Forum Moderators: open
Recently I wrote a little Perl utility called <widget.cgi> to help me administer a site. Of course I never linked to it from anywhere, and my logfiles and log reports aren't visible on the web without a password. I also don't have any toolbars installed in my browser.
Well, just today I see that this file is showing up in a search for my domain name, because of the output it generates. (Yeah, I should have blocked any IP besides my own from running it, but that's another matter.) I wondered how Yahoo could have found it.
I did a <link:page> command to see what page linked to the CGI file, it the one result that came back was <domain.com/directory>, which is just a directory listing, since </directory> has no <index.html> file. There have never been any links to </directory> itself, just to the things inside it. I've since added an empty <index.html> file to prevent casual viewing of that directory.

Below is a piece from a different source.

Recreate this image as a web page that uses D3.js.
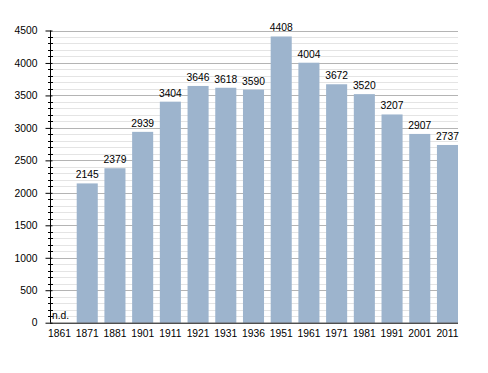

So it looks to me as though Yahoo is looking for every file in a directory it can find, if it's allowed to see them, even if they're not linked.
[edited by: martinibuster at 4:06 pm (utc) on Jan. 13, 2005]
[edit reason] widgetized [/edit]
Turn off the autoindexing option on your server.
Yeap - but what's with programs like nessus - how do they locate directories not linked anywhere and not autoindexed due index.html?
I do not have forbidden dirs in robots.txt for hiding reasons and do block this directories within the <DIRECTORY> container. How can they scan/browse for my dirs?
Thanks, xcomm
Place an Option -Indexes statement if server is Apache
If your server is other than Apache, read the fine Manual ,you are on your own, good luck.
Option statement options:
[+¦-]Indexes
If a URL which maps to a directory is requested, and there is no DirectoryIndex (e.g., index.html) in that directory, then mod_autoindex will return a formatted listing of the directory.
For instance:
The so called "highlight" bug in phpBB ... now why did both the phpBB folks and the PHP folks release fixes aimed at this ...
Interesting being a nobody .... oh well back to the drawing board.
"Recently I wrote a little Perl utility called <widget.cgi>"
Is it possible that somewhere somehow that the widget.cgi routine url got out into the "wild" via your very own browser providing it as the refering page to a website that in turn created a link to it via a system that they run that shows referers and refering urls?
There are tons of such tracking systems out there.
Internet connected systems leak information like a split in half supertankers.
Yahoo's bot may also choping off the tail end of urls as it does it work .... like maybe a buffer (hunk of memory) somewhere is too small ....
In any event, if the webserver isn't producing an index for the directory, a path exists through _code on your system_ that allows such a directory to be produced.
Is it possible that somewhere somehow that the widget.cgi routine url got out into the "wild" via your very own browser providing it as the refering page to a website that in turn created a link to it via a system that they run that shows referers and refering urls?
Nope. My program didn't access other pages, and I never went to another external page from it.
Now is it really Yahoo that is hiting the directory or something faking being Yahoo?
If they're faking Yahoo then they're doing a pretty good job, since that means they also got the unlinked directory into Yahoo's database (which was the point of my original post).